Simplified Investing. Extraordinary Service. Since 1972
In 1972, Russ Lipsitz founded an insurance agency. Because his first order of business was securing health insurance for the Buffalo firefighters, his attorney at the time told him he had to form a corporation, and it needed a name. Russ fondly remembers telling his attorney: “Let’s call it ‘L&M’ until we come up with something better.” Forty-some years later, we’re proudly still trying to come up with a better name!
The “About Us” for many financial advisory firms will offer some similar variation of “what makes us different?” Not here.
At L&M, we don’t strive to be different, we strive to be better.
We strive to be better by offering smarter advice that our clients understand, starting with one foundational principle: to help our clients live better financial lives by controlling controllables.

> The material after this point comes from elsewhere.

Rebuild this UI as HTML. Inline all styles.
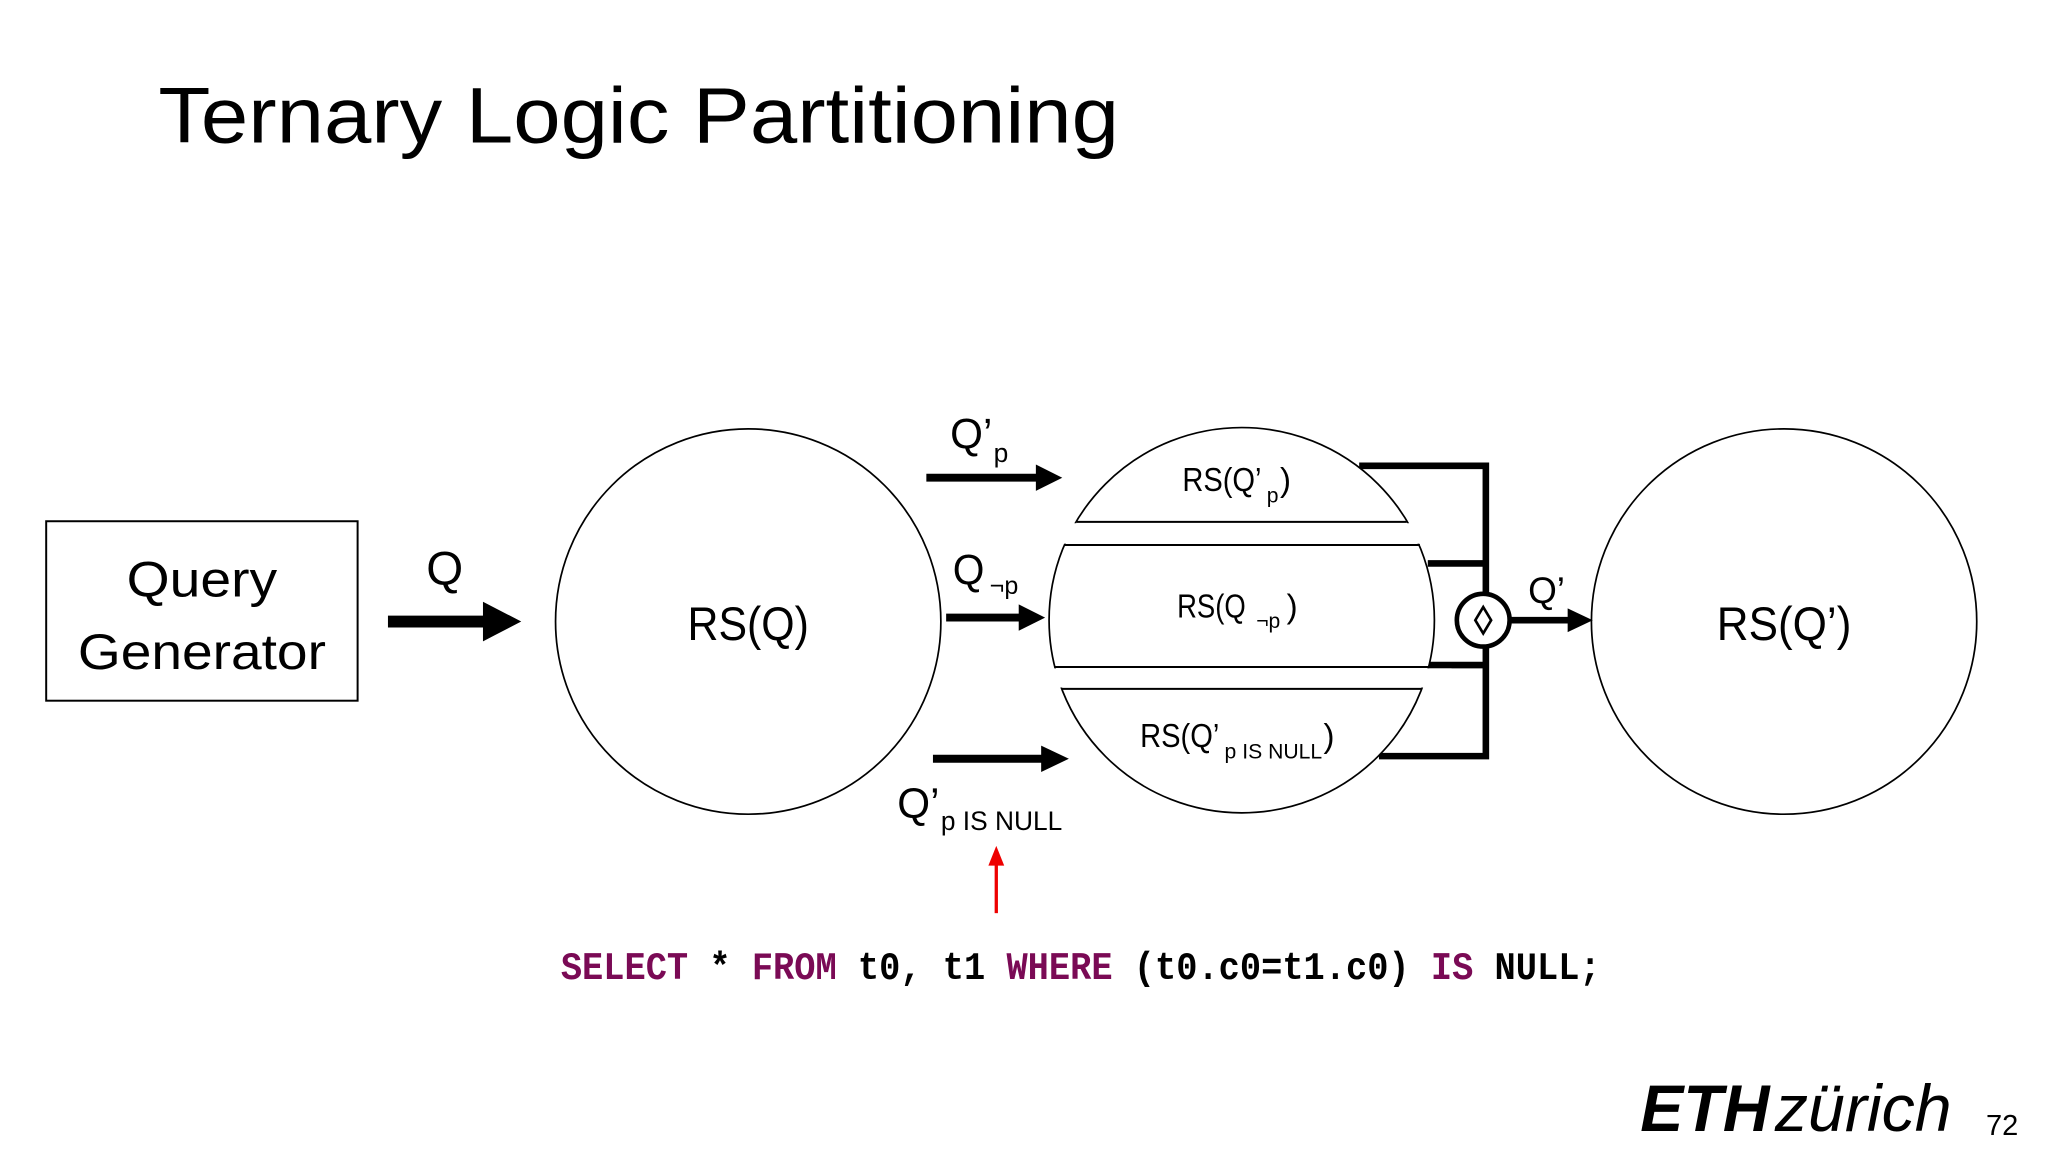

Controllables are the moving parts of investing in which smarter inputs create better outcomes, and we believe there are three of them:
- The financial plan
- The investment philosophy
- The investor behavior
Focusing on controllables frees our clients from CNBC, up-to-the-minute stock quotes, earnings reports, the Fed’s next move, and everything else that can neither be predicted nor controlled.
Russ’ son, Gregg Lipsitz was CEO of L&M for 16 years before passing away in 2017. Gregg set a lofty and perpetual goal for L&M: he envisioned that through delivering the highest quality advice and service our firm would be the last financial advisors our clients ever need. We’re committed to Gregg’s vision. We’re committed to acting always in your best interest. And we’re committed to making sure your financial plan and portfolio are designed to help you achieve your unique goals.
Many investors think they cannot compete with wealthy/algorithmic/institutional/high-frequency/sophisticated investors. We believe we can help our clients invest in such a way that most of them cannot compete with us.
- The most important determinant of investor returns is investor behavior.
- Risk and return are related. In general, accepting more short-term volatility increases the potential to achieve higher returns.
- There are five exceptions to Rule #2, which can permit higher returns without increasing expected volatility. At every opportunity, we believe investors should diligently capitalize on these five freaks of mathematics:
- Asset Allocation
- Calculated Diversification
- Long-Term Focus
- Dollar-Cost Averaging
- The future performance of the market is unknown and unknowable. This is a good thing because the promise of predictability is the promise of low returns. (For reference, check the perfectly predictable interest in your savings account.)
- At any time, investors should have a financial plan and asset allocation in place to expect a stock market decline of 20% or more. Because risk and return are related, we embrace and anticipate this volatility.
- Any trade requires two parties: a buyer and a seller. This means at the precise moment someone thinks it is a good idea to buy an investment at a particular price, someone else thinks it is a good idea to sell the same investment at the exact same price.
- Investment costs subtract from investor returns. All else being equal, lower expenses lead to higher returns.
- Taxes subtract from investor returns. All else being equal, lower taxes allow for higher returns.
- If you have an intelligently-designed portfolio based on your financial plan, if your investment goals do not change, your portfolio shouldn’t either.